TVP Wilno
- Logo used since September 2019
- Country: Poland Lithuania
- Broadcast area: Lithuania Poland United States

Programming
- Language: Polish
- Picture format: 16:9 (1080i, HDTV)

Ownership
- Owner: TVP International Media Centre
- Sister channels: TVP Polonia

History
- Launched: 17 September 2019; 6 years ago

Links
- Website: wilno.tvp.pl

Availability

Terrestrial
- Telecentras: MUX LRTC2 and local MUX in South-East Lithuania (DVB-T)

= TVP Wilno =

Polish-language channel in Lithuania

TVP Wilno is a Polish-language channel of Telewizja Polska catering to Poles living in Lithuania and Lithuanians interested in Poland. The official launch of the channel took place on 17 September 2019. The channel's offer can be watched throughout the Republic of Lithuania and on the internet. Wilno is the Polish name of Vilnius.

The Polish Ministry of Foreign Affairs finances the channel's activities. The station also cooperates with other Polish local media: Radio "Znad Wilii", Wilnoteka, and Kurier Wileński.

From 3 March 2026, this channel is a part of the TVP International Media Centre (TVP IMC, TVP "Ośrodek Mediów dla Zagranicy").

==Mission==
Its tasks include providing information and education among Poles in Lithuania, as well as:
- strengthening friendly relations between the Republic of Poland and the Republic of Lithuania,
- cultivating the Polish language and promoting Polish culture,
- integrating and activating the local community,
- presenting the Polish point of view on events in Lithuania, Poland, and the world,
- documenting the history and life of contemporary Poles living in the Vilnius region.
- acting as a counterweight in the information sphere to the efforts of the Russian media, which have been trying to maintain their *influence in the Baltic countries for years.

==History==
The idea of creating a Polish channel in Lithuania, TVP Wilno, appeared already in 2010, but its implementation failed.

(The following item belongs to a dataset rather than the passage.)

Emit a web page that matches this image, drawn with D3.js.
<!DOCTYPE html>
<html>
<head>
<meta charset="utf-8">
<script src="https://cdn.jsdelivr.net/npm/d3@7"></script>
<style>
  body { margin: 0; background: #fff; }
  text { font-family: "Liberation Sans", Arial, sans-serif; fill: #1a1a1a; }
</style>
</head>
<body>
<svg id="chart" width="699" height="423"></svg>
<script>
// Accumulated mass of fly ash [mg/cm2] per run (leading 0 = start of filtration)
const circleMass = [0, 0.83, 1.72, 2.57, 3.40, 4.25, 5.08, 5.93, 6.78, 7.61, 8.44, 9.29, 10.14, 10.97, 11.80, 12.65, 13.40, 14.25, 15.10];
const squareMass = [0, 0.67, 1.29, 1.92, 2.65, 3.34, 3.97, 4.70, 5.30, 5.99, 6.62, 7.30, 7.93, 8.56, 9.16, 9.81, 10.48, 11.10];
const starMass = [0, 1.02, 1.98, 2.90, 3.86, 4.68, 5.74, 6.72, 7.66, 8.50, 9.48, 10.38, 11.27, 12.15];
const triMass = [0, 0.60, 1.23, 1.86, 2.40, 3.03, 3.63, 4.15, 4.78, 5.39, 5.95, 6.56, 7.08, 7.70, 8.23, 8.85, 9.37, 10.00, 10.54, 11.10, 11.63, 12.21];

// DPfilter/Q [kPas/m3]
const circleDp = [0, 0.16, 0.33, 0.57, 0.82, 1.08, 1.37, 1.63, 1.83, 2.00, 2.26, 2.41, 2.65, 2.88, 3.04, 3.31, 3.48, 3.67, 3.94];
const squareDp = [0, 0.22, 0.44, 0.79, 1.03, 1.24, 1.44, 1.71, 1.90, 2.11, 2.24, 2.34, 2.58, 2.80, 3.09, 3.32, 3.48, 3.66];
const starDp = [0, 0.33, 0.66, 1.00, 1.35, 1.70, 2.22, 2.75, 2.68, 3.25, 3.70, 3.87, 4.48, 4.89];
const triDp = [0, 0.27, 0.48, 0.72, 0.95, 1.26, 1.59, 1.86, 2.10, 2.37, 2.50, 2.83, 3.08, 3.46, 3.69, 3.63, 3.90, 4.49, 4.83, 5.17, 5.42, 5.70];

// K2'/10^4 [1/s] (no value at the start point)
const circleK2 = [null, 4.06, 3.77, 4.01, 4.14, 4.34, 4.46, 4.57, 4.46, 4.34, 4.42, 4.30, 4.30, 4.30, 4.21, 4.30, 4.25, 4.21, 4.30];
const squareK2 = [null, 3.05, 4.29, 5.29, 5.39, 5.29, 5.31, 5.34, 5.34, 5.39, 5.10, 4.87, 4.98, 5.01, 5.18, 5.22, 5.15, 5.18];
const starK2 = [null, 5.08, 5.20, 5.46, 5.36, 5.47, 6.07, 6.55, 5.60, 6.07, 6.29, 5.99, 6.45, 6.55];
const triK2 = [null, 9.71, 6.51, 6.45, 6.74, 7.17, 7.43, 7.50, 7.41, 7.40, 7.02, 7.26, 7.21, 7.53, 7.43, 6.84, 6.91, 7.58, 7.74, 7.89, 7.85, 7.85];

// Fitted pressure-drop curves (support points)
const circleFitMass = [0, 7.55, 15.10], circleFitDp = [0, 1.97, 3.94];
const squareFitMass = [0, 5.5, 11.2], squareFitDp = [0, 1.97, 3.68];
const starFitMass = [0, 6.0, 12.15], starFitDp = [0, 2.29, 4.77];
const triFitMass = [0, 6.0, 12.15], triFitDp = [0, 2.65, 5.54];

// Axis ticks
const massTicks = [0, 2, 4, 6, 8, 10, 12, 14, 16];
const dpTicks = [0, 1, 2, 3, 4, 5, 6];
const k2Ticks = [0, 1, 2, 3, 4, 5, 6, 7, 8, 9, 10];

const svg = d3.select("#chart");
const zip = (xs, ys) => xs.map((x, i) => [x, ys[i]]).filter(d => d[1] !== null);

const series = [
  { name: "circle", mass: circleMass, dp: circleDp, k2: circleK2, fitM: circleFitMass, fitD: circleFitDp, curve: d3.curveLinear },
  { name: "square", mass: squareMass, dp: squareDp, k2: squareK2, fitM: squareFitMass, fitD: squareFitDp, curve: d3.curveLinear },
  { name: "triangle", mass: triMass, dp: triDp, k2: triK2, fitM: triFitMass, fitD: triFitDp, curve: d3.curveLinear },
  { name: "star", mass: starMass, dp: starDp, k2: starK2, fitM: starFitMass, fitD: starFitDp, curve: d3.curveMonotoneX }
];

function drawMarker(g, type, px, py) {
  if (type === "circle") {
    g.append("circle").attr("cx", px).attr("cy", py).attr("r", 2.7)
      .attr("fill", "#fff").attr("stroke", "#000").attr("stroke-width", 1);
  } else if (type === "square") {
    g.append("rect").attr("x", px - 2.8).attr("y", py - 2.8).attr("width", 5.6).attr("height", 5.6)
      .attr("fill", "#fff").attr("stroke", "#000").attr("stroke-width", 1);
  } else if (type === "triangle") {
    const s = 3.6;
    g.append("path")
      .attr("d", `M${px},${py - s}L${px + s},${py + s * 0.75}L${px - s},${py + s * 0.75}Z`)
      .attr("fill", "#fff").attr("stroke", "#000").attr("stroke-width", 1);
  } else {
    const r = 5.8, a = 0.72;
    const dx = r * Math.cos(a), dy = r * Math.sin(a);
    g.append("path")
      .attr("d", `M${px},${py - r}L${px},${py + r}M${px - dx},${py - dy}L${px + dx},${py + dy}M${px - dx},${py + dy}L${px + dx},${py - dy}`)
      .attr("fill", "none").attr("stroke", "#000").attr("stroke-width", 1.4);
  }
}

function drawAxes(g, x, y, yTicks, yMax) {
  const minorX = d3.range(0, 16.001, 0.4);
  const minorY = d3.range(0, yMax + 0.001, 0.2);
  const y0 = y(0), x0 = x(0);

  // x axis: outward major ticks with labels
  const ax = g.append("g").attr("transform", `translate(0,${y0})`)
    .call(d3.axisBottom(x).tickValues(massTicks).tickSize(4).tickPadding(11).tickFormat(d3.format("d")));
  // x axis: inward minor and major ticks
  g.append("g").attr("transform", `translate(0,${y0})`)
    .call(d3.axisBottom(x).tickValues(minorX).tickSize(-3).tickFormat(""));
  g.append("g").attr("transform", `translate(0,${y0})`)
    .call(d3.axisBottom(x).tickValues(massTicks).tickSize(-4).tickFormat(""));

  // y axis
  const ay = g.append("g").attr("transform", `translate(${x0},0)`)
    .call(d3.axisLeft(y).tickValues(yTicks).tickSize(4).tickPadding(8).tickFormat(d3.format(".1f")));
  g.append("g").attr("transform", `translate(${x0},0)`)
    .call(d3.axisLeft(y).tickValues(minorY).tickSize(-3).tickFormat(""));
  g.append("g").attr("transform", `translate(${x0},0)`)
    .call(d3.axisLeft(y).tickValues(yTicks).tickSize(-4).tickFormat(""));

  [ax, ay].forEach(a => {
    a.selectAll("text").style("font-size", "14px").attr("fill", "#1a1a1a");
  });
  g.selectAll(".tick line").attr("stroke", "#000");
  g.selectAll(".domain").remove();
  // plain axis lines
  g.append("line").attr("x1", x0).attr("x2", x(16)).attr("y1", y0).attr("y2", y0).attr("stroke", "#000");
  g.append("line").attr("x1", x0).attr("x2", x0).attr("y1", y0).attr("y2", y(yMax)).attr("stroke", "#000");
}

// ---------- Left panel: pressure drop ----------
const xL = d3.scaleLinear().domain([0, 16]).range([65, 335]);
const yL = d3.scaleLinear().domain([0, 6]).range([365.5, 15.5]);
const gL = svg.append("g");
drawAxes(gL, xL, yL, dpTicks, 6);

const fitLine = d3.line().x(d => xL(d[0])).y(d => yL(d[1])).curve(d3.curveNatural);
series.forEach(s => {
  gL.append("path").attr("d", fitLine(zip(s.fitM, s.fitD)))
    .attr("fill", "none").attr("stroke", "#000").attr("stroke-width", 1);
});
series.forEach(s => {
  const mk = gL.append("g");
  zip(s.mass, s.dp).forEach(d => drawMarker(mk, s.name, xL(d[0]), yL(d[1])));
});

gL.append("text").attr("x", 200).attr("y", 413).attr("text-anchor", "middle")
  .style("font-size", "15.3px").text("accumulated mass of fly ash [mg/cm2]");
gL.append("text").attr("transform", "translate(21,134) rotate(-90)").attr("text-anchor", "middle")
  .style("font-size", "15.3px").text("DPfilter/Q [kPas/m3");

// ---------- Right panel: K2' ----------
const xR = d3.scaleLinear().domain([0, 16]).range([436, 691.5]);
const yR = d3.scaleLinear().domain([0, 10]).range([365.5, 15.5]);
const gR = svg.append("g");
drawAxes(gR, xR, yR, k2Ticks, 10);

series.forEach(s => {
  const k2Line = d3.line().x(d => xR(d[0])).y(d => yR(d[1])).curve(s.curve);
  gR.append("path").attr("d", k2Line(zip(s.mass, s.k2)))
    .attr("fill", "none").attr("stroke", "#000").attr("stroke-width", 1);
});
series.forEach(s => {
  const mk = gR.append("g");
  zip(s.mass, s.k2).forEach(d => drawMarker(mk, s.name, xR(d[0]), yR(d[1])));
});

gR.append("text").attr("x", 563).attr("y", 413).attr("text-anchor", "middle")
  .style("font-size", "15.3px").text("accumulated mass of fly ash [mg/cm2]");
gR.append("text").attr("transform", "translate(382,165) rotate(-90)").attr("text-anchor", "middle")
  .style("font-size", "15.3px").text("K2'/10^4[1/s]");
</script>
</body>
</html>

At the beginning of May 2016, after a five-year break, the permanent foreign correspondence office of TVP in Vilnius was reactivated. Work related to the launch of the channel resumed in July 2018, when Mirosław Ciunowicz, as the representative of the management board, started creating the editorial office of the TVP Wilno channel. The then head of the Chancellery of the Prime Minister, Michał Dworczyk, announced in August 2018 that the channel would be launched in the fall of the same year. On 11 January 2019, a member of the management board of TVP S.A. and one of the originators of the station, Maciej Stanecki, stated at the conference that under favorable conditions, TVP Wilno may launch at the turn of March and April 2019.

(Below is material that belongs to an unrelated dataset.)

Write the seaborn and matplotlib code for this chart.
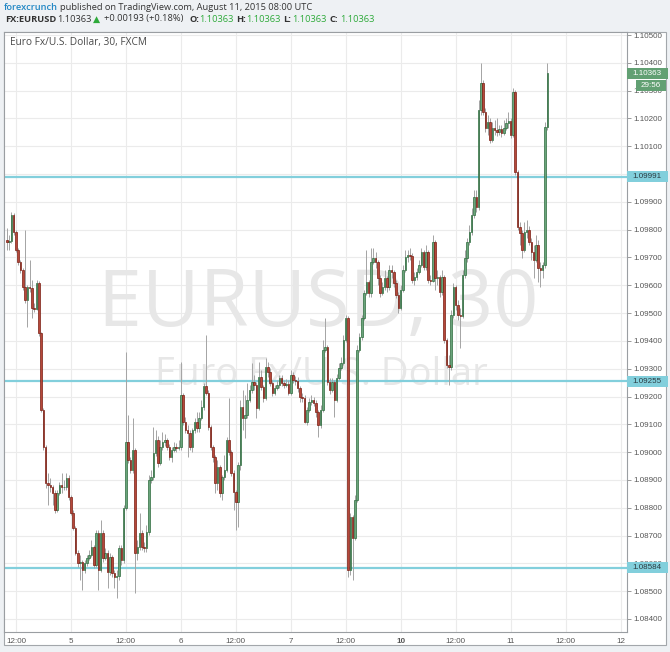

On 21 March 2019, the president of Telewizja Polska, Jacek Kurski, and the secretary of state for the Polish diaspora, European policy and public diplomacy at the Ministry of Foreign Affairs, Szymon Szynkowski vel Sęk, signed an agreement on the creation, co-financing, and distribution of TVP Wilno channel, which, according to the plans, was to be launched in May 2019. On 1 July 2019, Telewizja Polska announced the completion of the team and announced the start of tests in the same month. On 4 September 2019, during the 29th Economic Forum in Krynica, a press conference of Telewizja Polska was held regarding the inauguration of TVP Wilno.

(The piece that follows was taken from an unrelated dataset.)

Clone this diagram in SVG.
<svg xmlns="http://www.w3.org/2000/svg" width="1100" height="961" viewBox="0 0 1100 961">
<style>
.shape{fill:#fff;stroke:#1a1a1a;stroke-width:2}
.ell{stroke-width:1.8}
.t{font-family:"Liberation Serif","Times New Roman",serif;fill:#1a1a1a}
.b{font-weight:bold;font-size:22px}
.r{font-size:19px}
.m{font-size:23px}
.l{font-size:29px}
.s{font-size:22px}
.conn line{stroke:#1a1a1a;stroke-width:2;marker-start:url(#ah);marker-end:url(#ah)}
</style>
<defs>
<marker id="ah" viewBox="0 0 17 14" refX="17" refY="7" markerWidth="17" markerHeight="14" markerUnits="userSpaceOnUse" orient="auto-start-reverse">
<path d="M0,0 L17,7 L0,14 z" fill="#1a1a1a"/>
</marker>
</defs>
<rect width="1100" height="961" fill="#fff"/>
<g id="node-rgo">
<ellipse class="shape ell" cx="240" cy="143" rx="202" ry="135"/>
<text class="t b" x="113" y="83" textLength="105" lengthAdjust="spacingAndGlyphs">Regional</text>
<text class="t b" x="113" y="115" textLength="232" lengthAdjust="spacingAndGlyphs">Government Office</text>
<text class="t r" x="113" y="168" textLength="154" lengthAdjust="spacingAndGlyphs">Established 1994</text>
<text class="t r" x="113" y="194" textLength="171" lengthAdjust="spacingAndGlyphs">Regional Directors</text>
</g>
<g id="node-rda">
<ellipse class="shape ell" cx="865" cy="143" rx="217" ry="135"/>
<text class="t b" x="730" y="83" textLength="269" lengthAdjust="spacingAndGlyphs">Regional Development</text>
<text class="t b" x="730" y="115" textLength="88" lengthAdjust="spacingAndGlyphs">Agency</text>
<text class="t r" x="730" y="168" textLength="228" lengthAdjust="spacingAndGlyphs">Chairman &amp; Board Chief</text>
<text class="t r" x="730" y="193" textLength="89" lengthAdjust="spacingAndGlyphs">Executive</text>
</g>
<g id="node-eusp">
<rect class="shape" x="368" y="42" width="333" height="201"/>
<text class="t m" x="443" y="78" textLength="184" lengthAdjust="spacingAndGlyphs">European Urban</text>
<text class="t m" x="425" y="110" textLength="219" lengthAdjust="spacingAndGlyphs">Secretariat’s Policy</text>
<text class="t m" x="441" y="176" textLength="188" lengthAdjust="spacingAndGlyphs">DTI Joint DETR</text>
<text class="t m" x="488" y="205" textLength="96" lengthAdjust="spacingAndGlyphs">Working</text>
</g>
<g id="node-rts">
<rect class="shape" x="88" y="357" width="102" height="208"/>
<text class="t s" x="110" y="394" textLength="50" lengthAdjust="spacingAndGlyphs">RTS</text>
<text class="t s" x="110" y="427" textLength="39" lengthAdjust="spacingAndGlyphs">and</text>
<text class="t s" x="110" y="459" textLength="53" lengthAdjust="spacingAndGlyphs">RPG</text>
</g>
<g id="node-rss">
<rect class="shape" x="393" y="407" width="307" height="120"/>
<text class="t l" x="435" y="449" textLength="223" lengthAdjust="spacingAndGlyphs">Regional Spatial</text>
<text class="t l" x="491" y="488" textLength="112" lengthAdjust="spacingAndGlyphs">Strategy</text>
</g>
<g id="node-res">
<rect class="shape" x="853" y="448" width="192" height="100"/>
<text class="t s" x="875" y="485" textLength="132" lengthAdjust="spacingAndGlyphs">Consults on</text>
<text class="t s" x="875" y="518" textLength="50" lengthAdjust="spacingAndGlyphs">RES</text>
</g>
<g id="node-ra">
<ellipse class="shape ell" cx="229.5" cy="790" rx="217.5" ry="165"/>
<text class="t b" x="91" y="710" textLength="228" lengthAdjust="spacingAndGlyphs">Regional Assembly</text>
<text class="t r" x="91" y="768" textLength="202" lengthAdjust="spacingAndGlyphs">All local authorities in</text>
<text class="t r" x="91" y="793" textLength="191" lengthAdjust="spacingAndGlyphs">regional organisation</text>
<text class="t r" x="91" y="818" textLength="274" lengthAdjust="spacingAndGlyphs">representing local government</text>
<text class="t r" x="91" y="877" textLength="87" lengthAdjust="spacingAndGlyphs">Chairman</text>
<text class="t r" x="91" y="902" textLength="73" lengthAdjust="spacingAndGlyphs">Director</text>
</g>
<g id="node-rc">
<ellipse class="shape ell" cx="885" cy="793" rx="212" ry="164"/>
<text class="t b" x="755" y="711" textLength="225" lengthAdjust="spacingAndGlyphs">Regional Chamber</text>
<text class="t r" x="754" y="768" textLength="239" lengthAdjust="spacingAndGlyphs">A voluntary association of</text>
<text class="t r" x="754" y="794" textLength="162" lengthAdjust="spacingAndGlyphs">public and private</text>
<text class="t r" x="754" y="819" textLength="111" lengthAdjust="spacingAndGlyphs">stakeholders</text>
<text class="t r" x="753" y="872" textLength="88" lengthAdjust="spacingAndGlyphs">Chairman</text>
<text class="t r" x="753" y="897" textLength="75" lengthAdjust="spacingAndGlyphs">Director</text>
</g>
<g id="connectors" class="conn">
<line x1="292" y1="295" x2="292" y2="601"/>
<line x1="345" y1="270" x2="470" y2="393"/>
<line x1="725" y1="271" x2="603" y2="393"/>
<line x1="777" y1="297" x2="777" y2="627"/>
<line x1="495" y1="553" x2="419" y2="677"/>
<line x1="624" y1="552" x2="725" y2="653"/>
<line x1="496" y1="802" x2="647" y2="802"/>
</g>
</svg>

The channel started broadcasting on 17 September 2019 at 17:30 Polish time (18:30 Lithuanian time). The first program broadcast was the Info Wilno news service. On the same day, the inaugural gala of TVP Wilno took place at the Polish Cultural Center in Vilnius, attended by: Prime Minister of the Republic of Poland Mateusz Morawiecki, Minister of Communication of Lithuania Jarosław Narkiewicz, head of the Chancellery of the Prime Minister Michał Dworczyk, Chancellor of the Government of Lithuania Algirdas Stončaitis, Polish ambassador to Lithuania - Urszula Doroszewska, Secretary of State for the Polish diaspora, European policy and public diplomacy - Szymon Szynkowski vel Sęk, chairman of the National Broadcasting Council - Witold Kołodziejski, president of TVP S.A. Jacek Kurski, member of the management board of TVP S.A. Marzena Paczuska and guests.

Initially, the TVP Wilno program consisted of the TVP Polonia schedule and a specially prepared block of programs for Lithuanian residents, broadcast during prime time from 5:30 p.m. to 8:00 p.m. Polish time (6:30 p.m. to 9:00 p.m. Lithuanian time). Currently, the station broadcasts an independent program every day, 24 hours a day.

On 2 May 2021, Prime Minister Mateusz Morawiecki and the head of the Lithuanian government, Ingrida Šimonytė, signed the foundation act for the expansion of the Polish Cultural Center in Vilnius and the new headquarters of TVP Wilno. In September 2021, the cornerstone for the expansion was laid. On 10 September, the program began broadcasting in high definition. In March 2023, a new, refreshed version of the TVP Wilno online portal was made available. Exactly two years after signing the foundation act – on 2 May 2023 – the new headquarters of TVP Wilno editorial office was opened, which houses, among others, modern studio and newsroom facilities.